For your go-to-market partners, the change is political. Sales can no longer “order” features to close deals. Marketing can’t rely on “what’s shipping” to generate buzz. The relationship must mature into shared outcomes, revenue, growth, efficiency, and GTM teams must become co-owners, not just consumers, of product work.
And for the executive team, this transformation means giving up some control. Strategy is no longer made in boardrooms and handed down, it’s co-developed, tested in the field, and adjusted based on what the product organization learns. That requires humility. But it also creates a far more adaptive and resilient business.
A Real-World Example: Rewiring for Strategic Delivery
In one of my prior roles, I joined a product organization that was shipping at an impressive pace, nearly 40 features per quarter. But despite the volume, our monthly active users had plateaued. Worse, net retention was declining.

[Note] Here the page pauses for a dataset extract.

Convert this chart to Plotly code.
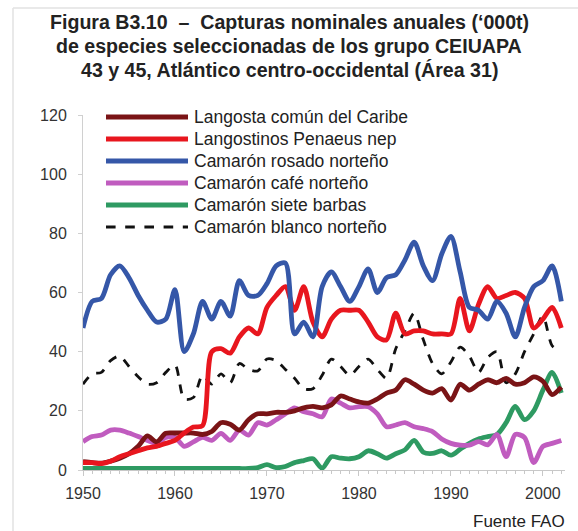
import plotly.graph_objects as go

years = list(range(1950, 2003))

langosta = [2.8, 2.5, 2.3, 3, 4, 5.5, 8, 11.5, 9.5, 12.4, 12.5, 12.5, 12.5, 12, 13, 16, 15.5, 13.5, 17, 19,
            19, 19.5, 19.5, 20, 21, 21.5, 21, 22, 25, 24, 23, 22.6, 24, 26, 27, 30.5, 29, 27, 26, 27.5,
            23.6, 29, 27, 29, 30.5, 29.5, 31, 29, 29.5, 31.5, 30, 25.5, 28]
langostinos = [2.5, 2.5, 2.2, 3, 4.5, 5.5, 6.5, 7.5, 8, 9, 10, 12.5, 14.5, 15, 40, 41, 39.5, 45, 48, 46,
               55, 59, 62, 54, 62, 50, 45, 51, 54, 54, 54, 50, 45, 44, 53, 46, 47, 47, 46, 46,
               46, 58, 47, 56, 62, 58, 59, 60, 58, 48, 51, 55, 48]
rosado = [48, 57, 58, 66, 69, 65, 59, 54, 50, 51, 61, 40, 46, 57, 51, 57, 52, 64, 59, 59,
          63, 69, 70, 46, 50, 45, 62, 67, 62, 57, 62, 68, 60, 65, 66, 71, 77, 69, 64, 73,
          79, 67, 55, 54, 51, 57, 53, 45, 55, 62, 64, 69, 57]
cafe = [9.6, 11.3, 11.8, 13.5, 13.5, 12.5, 11.3, 10, 9, 11, 11, 8, 9.5, 11, 10, 12.4, 10, 13.5, 11.8, 16,
        15.2, 17, 19, 21, 19.7, 19, 18, 24, 22.6, 21, 21.4, 21.4, 19, 14.6, 15.2, 16, 14.6, 14, 13, 10.5,
        9, 8.4, 8.4, 9.6, 8.5, 12, 4.5, 12, 11, 2.5, 8, 9, 10]
siete = [0.5] * 19 + [0.8, 1.8, 0.8, 1.2, 2.5, 3.2, 3.8, 0.6, 4.5, 4, 3.8, 4.5, 6.5, 5.5, 4, 5.5, 6.8, 10,
                      6, 5.6, 6.5, 5, 7, 9, 10.5, 11.3, 12, 16, 21.5, 17, 20, 27, 33, 26]
blanco = [29, 32.5, 33, 37, 38.5, 35, 31.5, 29, 29.5, 33, 35.5, 24, 24.5, 32, 29, 32.5, 29.5, 36, 34, 33.5,
          37.5, 37, 34, 31, 27.5, 27.5, 32, 37.5, 35, 32, 35, 37.5, 34, 31, 41, 47, 53, 44, 36, 32.5,
          36.5, 41.5, 38.5, 33, 38, 40, 29.5, 32.5, 40, 46, 52, 42, 40]

names = ["Langosta común del Caribe", "Langostinos Penaeus nep", "Camarón rosado norteño",
         "Camarón café norteño", "Camarón siete barbas", "Camarón blanco norteño"]
series = [langosta, langostinos, rosado, cafe, siete, blanco]
colors = ["#7a1416", "#e8161e", "#3557a8", "#c05cbf", "#2e9a62", "#111111"]
dashes = ["solid"] * 5 + ["dash"]
widths = [4.8, 4.8, 4.8, 4.8, 4.8, 2.8]

W, H = 578, 531
L, R, T, B = 83, 565, 115, 470
FONT = "Liberation Sans, Arial"

fig = go.Figure()
draw_order = [4, 3, 5, 0, 1, 2]
for i in draw_order:
    fig.add_trace(go.Scatter(x=years, y=series[i], mode="lines", name=names[i],
                             line=dict(color=colors[i], width=widths[i], dash=dashes[i],
                                       shape="spline", smoothing=0.8),
                             showlegend=False))

def px(xp):
    return (xp - L) / (R - L)

def py(yp):
    return (B - yp) / (B - T)

shapes = []
annotations = []
# manual legend
for k, nm in enumerate(names):
    yy = 117 + 22 * k
    shapes.append(dict(type="line", xref="paper", yref="paper", x0=px(106), x1=px(188),
                       y0=py(yy), y1=py(yy),
                       line=dict(color=colors[k], width=5 if k < 5 else 3.2,
                                 dash="solid" if k < 5 else "dash")))
    annotations.append(dict(xref="paper", yref="paper", x=px(192), y=py(yy), text=nm,
                            showarrow=False, xanchor="left", yanchor="middle",
                            font=dict(family=FONT, size=17.5, color="#222")))

titles = ["Figura B3.10  –  Capturas nominales anuales (‘000t)",
          "de especies seleccionadas de los grupo CEIUAPA",
          "43 y 45, Atlántico centro-occidental (Área 31)"]
for k, t in enumerate(titles):
    annotations.append(dict(xref="paper", yref="paper", x=px(289), y=py(22 + 24 * k), text="<b>" + t + "</b>",
                            showarrow=False, xanchor="center", yanchor="middle",
                            font=dict(family=FONT, size=19.6, color="#222")))

annotations.append(dict(xref="paper", yref="paper", x=px(567), y=py(521), text="Fuente FAO",
                        showarrow=False, xanchor="right", yanchor="middle",
                        font=dict(family=FONT, size=17, color="#222")))

# light frame
shapes.append(dict(type="line", xref="paper", yref="paper", x0=px(13), x1=px(13), y0=py(8), y1=py(531),
                   line=dict(color="#e2e2e2", width=1.5)))
shapes.append(dict(type="line", xref="paper", yref="paper", x0=px(13), x1=px(578), y0=py(8), y1=py(8),
                   line=dict(color="#e2e2e2", width=1.5)))

fig.update_layout(
    width=W, height=H,
    margin=dict(l=L, r=W - R, t=T, b=H - B),
    paper_bgcolor="white", plot_bgcolor="white",
    shapes=shapes, annotations=annotations,
    font=dict(family=FONT, color="#333"),
)
fig.update_xaxes(range=[1950, 2002.4], tickmode="array", tickvals=[1950, 1960, 1970, 1980, 1990, 2000],
                 showline=True, linecolor="#c8c8c8", linewidth=1, ticks="outside", ticklen=5,
                 tickcolor="#c8c8c8", showgrid=False, zeroline=False, ticklabelstandoff=4,
                 tickfont=dict(size=16, color="#333"),
                 minor=dict(dtick=1, ticks="outside", ticklen=3, tickcolor="#c8c8c8", showgrid=False))
fig.update_yaxes(range=[0, 120], dtick=20, showline=True, linecolor="#d0d0d0", linewidth=1,
                 ticks="outside", ticklen=4, tickcolor="#d0d0d0", showgrid=False, zeroline=False,
                 ticklabelstandoff=8, tickfont=dict(size=16, color="#333"))

fig.write_html("out.html", config={"displayModeBar": False},
               post_script="document.body.style.margin='0';")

We took a pause and rebuilt the roadmap from first principles. We started by identifying the three biggest business objectives for the upcoming fiscal year: improving retention, increasing upsell conversion, and reducing onboarding time.
We then traced every roadmap item back to one of those outcomes. Nearly 60% of our backlog didn’t qualify. It wasn’t that those features were bad, they just weren’t strategic.
We paused 19 initiatives. Instead, we doubled down on onboarding optimization, introduced product-led upgrade flows, and built usage-based nudges driven by behavioral triggers.
The results:
- Onboarding drop-off reduced by 28%
- Trial-to-paid conversion increased by 17%
- NPS moved up by 9 points over two quarters
And yet we shipped fewer features than the year before. That was the point.

Build Less. Change More.
Every product team will ship features. But only strategic product teams will ship change.
The journey from a feature factory to a strategic org is not cosmetic, it’s foundational. It redefines how product teams operate, how they engage with the business, and how they are measured. It requires courage, alignment, and relentless clarity of purpose.
The question isn’t whether you’re building fast. It’s whether you’re building what matters.